One thing you’ll never see posted on this website is a video like this.
Matt Heron Reels in a Gigantic Brown Trout from Filmed In Tahoe on Vimeo.
Let me rephrase that: One thing you’ll never see posted on this website is a video like this, of the Unaccomplished Angler.
This amazing 30 inch brown was caught near Lake Tahoe by Matt Heron of Matt Heron Fly Fishing. If I’m ever in the Lake Tahoe area you can bet I’m going to hook up with Matt and request that he take me to this river and show me where this fish lives. I won’t catch it, so there won’t be any video, which is why you should watch this one.
1. with a net like that, someone was perhaps anticipating large feesh.
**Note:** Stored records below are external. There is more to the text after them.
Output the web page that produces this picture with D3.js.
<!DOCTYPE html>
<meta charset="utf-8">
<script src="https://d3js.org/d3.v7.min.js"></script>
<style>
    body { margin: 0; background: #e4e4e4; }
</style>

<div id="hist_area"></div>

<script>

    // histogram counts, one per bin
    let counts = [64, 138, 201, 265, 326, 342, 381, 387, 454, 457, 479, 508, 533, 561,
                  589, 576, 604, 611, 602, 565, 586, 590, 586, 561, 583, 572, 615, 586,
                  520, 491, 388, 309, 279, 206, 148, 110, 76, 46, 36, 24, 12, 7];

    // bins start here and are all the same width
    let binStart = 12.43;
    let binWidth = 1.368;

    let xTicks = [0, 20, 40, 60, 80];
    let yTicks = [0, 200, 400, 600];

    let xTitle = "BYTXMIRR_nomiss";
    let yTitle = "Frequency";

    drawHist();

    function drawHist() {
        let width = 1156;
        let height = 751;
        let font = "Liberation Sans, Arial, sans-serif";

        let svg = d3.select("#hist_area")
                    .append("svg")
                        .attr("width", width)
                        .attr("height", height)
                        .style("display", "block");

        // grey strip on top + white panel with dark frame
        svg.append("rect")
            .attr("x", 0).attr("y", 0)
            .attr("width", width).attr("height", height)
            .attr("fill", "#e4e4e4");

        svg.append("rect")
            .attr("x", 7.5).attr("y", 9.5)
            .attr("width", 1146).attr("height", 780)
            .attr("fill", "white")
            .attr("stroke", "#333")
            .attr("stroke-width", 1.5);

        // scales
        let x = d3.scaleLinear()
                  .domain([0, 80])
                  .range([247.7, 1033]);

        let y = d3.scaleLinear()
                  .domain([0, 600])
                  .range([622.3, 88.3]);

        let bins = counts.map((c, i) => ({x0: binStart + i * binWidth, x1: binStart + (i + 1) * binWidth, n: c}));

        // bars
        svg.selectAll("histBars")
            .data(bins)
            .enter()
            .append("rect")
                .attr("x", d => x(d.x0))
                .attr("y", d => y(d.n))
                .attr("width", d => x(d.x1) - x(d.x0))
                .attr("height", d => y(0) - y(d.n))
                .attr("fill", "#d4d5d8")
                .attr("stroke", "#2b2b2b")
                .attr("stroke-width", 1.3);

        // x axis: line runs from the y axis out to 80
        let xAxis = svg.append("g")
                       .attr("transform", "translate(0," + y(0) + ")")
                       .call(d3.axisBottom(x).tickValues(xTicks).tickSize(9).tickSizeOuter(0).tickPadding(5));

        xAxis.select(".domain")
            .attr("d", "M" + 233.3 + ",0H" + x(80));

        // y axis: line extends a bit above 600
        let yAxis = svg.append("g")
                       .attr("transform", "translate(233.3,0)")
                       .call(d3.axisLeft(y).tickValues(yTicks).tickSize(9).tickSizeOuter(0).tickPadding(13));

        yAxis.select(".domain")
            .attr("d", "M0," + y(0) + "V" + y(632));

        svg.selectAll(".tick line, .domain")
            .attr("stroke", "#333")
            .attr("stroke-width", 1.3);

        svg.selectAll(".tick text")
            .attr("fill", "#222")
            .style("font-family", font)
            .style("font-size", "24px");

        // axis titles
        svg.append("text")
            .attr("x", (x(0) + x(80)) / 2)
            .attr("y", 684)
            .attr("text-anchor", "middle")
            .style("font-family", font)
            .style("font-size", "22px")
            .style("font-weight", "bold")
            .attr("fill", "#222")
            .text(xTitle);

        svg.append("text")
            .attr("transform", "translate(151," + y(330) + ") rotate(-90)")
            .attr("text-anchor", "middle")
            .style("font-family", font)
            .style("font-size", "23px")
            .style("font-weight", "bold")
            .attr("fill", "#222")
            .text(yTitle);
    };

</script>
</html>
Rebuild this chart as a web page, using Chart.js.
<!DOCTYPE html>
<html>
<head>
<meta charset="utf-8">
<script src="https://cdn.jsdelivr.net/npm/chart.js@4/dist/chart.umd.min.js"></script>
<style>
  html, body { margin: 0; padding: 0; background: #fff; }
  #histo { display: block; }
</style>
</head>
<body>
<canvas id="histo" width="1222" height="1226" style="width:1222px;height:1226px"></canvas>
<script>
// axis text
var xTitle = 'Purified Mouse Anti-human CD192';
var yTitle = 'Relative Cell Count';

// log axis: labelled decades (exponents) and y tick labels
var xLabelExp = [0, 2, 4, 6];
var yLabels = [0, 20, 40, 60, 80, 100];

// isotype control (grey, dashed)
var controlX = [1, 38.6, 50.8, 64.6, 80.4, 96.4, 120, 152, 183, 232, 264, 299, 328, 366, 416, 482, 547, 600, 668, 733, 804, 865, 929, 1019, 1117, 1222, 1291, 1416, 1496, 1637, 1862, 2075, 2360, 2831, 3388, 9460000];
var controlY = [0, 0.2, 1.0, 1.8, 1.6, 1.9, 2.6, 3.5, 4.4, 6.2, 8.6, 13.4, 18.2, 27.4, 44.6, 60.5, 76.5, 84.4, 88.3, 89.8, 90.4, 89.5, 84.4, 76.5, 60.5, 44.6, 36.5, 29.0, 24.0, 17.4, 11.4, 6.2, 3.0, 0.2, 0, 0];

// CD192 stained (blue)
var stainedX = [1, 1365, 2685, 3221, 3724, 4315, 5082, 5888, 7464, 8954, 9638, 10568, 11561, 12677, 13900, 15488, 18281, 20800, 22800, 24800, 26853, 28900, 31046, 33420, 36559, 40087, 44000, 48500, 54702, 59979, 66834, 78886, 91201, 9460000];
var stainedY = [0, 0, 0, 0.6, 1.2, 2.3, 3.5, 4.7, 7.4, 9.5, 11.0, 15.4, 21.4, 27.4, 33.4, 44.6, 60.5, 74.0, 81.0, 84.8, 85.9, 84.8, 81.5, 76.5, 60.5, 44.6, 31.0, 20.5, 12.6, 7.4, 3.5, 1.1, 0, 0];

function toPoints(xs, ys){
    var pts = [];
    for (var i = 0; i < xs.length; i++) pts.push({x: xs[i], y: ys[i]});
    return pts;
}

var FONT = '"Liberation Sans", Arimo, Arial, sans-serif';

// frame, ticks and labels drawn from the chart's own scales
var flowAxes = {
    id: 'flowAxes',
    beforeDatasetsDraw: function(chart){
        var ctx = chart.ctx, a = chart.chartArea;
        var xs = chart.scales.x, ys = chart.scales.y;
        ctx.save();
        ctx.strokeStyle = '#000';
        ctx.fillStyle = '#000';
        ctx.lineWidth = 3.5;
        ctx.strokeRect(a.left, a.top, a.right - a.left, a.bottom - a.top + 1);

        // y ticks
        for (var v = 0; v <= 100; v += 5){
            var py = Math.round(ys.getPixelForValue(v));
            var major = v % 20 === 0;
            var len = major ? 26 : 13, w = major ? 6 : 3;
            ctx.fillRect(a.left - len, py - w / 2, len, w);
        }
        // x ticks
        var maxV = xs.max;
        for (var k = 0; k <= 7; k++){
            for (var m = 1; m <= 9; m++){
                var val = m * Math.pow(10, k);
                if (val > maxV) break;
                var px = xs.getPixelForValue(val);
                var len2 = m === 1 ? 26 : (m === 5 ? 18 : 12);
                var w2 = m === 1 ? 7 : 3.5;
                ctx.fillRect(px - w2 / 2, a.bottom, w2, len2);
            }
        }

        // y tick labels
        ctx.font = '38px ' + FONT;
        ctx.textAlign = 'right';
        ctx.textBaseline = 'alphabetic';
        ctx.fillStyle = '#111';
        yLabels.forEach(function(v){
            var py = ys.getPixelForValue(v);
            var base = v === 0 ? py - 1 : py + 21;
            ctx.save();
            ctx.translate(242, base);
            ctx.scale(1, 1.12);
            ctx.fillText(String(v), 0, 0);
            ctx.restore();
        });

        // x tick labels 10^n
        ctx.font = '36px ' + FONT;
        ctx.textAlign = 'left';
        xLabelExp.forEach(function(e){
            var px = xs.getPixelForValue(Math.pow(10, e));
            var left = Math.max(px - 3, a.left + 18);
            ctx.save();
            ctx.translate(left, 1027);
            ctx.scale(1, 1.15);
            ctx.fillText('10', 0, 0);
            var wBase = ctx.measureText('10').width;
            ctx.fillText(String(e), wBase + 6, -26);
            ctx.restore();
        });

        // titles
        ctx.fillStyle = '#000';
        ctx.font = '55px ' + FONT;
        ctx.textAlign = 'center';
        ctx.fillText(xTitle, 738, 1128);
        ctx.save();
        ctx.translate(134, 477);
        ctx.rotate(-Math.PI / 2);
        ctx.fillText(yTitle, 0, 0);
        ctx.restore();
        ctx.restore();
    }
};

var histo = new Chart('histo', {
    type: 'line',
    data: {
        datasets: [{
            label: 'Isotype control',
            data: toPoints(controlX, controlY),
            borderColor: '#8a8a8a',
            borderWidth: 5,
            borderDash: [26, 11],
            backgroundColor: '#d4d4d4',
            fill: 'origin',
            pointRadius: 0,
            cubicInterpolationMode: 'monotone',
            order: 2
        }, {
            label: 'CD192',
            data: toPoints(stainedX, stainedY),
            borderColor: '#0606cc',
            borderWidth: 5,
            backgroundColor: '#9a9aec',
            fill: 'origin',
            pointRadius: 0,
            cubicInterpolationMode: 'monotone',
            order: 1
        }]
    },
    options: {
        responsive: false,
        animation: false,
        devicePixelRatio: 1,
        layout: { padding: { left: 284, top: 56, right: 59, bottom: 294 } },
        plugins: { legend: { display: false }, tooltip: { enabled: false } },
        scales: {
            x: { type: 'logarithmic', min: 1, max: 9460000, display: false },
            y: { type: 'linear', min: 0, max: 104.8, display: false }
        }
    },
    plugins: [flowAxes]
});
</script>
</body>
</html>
2. bonus points for tackling the fish like Michael Strahan
I think he definitely was targeting a large brown troot, but once hooked, he acknowledge that it was bigger than he thought. That
rarelynever happens to me.The camera from the weeds shot is suspicious! It reveals a level preparation! He had to know the fish was there. I’m thinkin it was spawning but it doesn’t look like fall. All I know is the only time a big lake run fish is in skinny water in a tributary is when it’s spawning! A fish that big does not hold in water that skinny – particularly a Brown! Somethin ain’t right there!
Thoughts?
I’m not gonna speculate. Rather, I shall just enjoy it for what it is: an amazing fish, the likes of which I will never catch!
Well comments have been removed from Vimeo on this because he was getting so much flack for it! So yeah …..I would not spend much time admiring the rape and pillage of that fish! I would aspire to much higher expectations! We fish for giant lake run browns but we don’t yank them off the gravel. WE look for males that are movin up and fighting them we swing big streamers in front of them! WE never target females near gravel. We release all fish! Even then I do not consider it the most noble of pursuits! Having said that….any steelhead or lake run brown in a river is at some stage of the spawning process.
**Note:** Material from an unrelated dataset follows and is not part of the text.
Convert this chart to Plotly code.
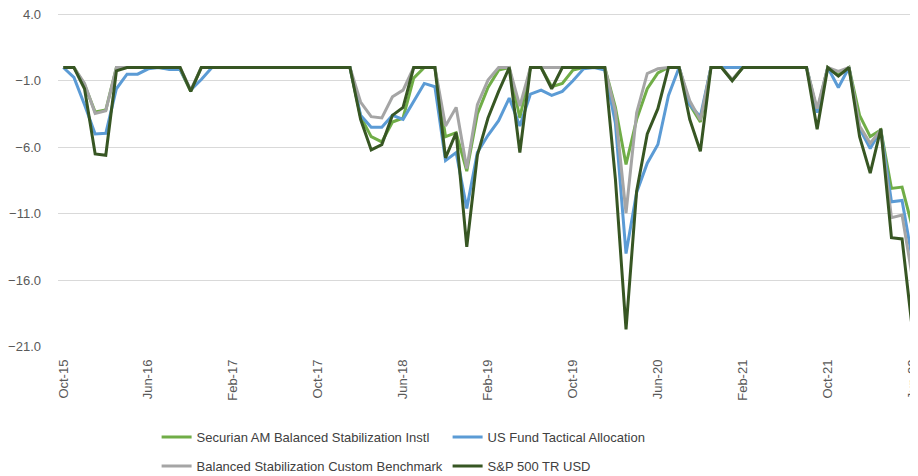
import pandas as pd
import plotly.graph_objects as go

# Monthly categories Oct-15 .. Jun-22
months = list(pd.date_range("2015-10-01", periods=81, freq="MS").strftime("%b-%y"))
tick_labels = months[::8]

series_names = [
    "Securian AM Balanced Stabilization Instl",
    "US Fund Tactical Allocation",
    "Balanced Stabilization Custom Benchmark",
    "S&P 500 TR USD",
]

securian = [
    0, 0, -1.3, -3.35, -3.2, 0, 0, 0, 0, 0,
    -0.1, -0.15, -1.8, 0, 0, 0, 0, 0, 0, 0,
    0, 0, 0, 0, 0, 0, 0, 0, -3.7, -5.2,
    -5.6, -4.1, -3.8, -0.8, 0, 0, -5.2, -4.9, -7.8, -3.5,
    -1.5, -0.2, 0, -3.8, 0, 0, -1.45, -1.2, -0.2, 0,
    0, 0, -3.0, -7.3, -3.9, -1.6, -0.4, 0, 0, -2.8,
    -4.1, 0, 0, -0.95, 0, 0, 0, 0, 0, 0,
    0, -3.3, 0, -0.55, 0, -3.6, -5.2, -4.7, -9.1, -9.0,
    -12.1]

tactical = [
    0, -0.75, -2.8, -5.0, -4.95, -1.6, -0.5, -0.5, -0.1, 0,
    -0.15, -0.15, -1.7, -0.9, 0, 0, 0, 0, 0, 0,
    0, 0, 0, 0, 0, 0, 0, 0, -3.6, -4.5,
    -4.5, -3.6, -3.9, -2.5, -1.2, -1.45, -7.0, -6.4, -10.6, -6.4,
    -5.1, -4.0, -2.3, -4.4, -2.0, -1.7, -2.1, -1.8, -1.0, -0.1,
    0, -0.2, -4.2, -14.0, -9.4, -7.2, -5.8, -2.1, 0, -2.8,
    -3.7, 0, 0, 0, 0, 0, 0, 0, 0, 0,
    0, -3.4, 0, -1.5, 0, -4.6, -6.1, -4.7, -10.1, -10.0,
    -14.6]

benchmark = [
    0, 0, -1.2, -3.45, -3.25, 0, 0, 0, 0, 0,
    0, 0, -1.7, 0, 0, 0, 0, 0, 0, 0,
    0, 0, 0, 0, 0, 0, 0, 0, -2.6, -3.7,
    -3.8, -2.2, -1.7, 0, 0, 0, -4.4, -3.0, -7.6, -2.8,
    -0.95, 0, 0, -2.9, 0, 0, 0, 0, 0, 0,
    0, 0, -3.3, -10.95, -3.4, -0.45, -0.1, 0, 0, -2.5,
    -3.95, 0, 0, -0.9, 0, 0, 0, 0, 0, 0,
    0, -3.1, 0, -0.3, 0, -4.4, -5.7, -4.7, -11.3, -11.1,
    -15.95]

sp500 = [
    0, 0, -1.6, -6.5, -6.6, -0.25, 0, 0, 0, 0,
    0, 0, -1.8, 0, 0, 0, 0, 0, 0, 0,
    0, 0, 0, 0, 0, 0, 0, 0, -3.9, -6.2,
    -5.8, -3.6, -3.0, 0, 0, 0, -6.8, -4.9, -13.5, -6.6,
    -3.8, -1.8, 0, -6.4, 0, 0, -1.6, 0, 0, 0,
    0, 0, -8.4, -19.7, -9.3, -5.0, -3.1, 0, 0, -3.9,
    -6.3, 0, 0, -1.0, 0, 0, 0, 0, 0, 0,
    0, -4.65, 0, -0.65, 0, -5.2, -7.95, -4.6, -12.8, -12.9,
    -19.95]

y_ticks = [4, -1, -6, -11, -16, -21]

colors = ["#70AD47", "#5B9BD5", "#A5A5A5", "#375623"]
legends = ["legend", "legend", "legend2", "legend2"]
data = [securian, tactical, benchmark, sp500]

FONT = "Liberation Sans, Arial, sans-serif"
TXT = "#595959"

fig = go.Figure()
for name, vals, col, lg in zip(series_names, data, colors, legends):
    fig.add_trace(go.Scatter(
        x=months, y=vals, name=name, mode="lines",
        line=dict(color=col, width=3), legend=lg,
    ))

legend_common = dict(orientation="h", xref="container", yref="container",
                     x=0.1633, xanchor="left", yanchor="top",
                     entrywidth=246, entrywidthmode="pixels",
                     font=dict(family=FONT, size=13, color="#404040"),
                     bgcolor="rgba(0,0,0,0)")

# page body has an 8px default margin, so the figure is sized to fit inside
fig.update_layout(
    width=910, height=468,
    margin=dict(l=50, r=0, t=5, b=129, autoexpand=False),
    plot_bgcolor="white", paper_bgcolor="white",
    font=dict(family=FONT, size=13, color=TXT),
    showlegend=True,
    legend=dict(legend_common, y=0.1154),
    legend2=dict(legend_common, y=0.0534),
)
fig.update_xaxes(
    type="category", range=[-0.5, 80.5], automargin=False,
    tickmode="array", tickvals=tick_labels, ticktext=tick_labels,
    tickangle=-90, showgrid=False, showline=False, ticks="",
    zeroline=False, ticklabelstandoff=9, ticklabeloverflow="allow",
    tickfont=dict(family=FONT, size=13, color=TXT),
)
fig.update_yaxes(
    range=[-21.03, 4.1], automargin=False, tickmode="array", tickvals=y_ticks,
    tickformat=".1f",
    showgrid=True, gridcolor="#D9D9D9", gridwidth=1,
    zeroline=False, showline=False, ticks="", ticklabelstandoff=16,
    ticklabeloverflow="allow",
    tickfont=dict(family=FONT, size=13, color=TXT),
)

fig.write_html("out.html")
It does seem suspicious, but when trout get that big, they don’t really hide as they don’t worry about birds anymore. That Brown is a freight train, normally only see them that big deep in a lake. I caught one once close to that size at the gorge in Utah. But that was over 20 years ago with traditional gear. I did release it.
Thanks for commenting, Bamboo. I’ve never seen a brown that big, so all I can say is “cool”.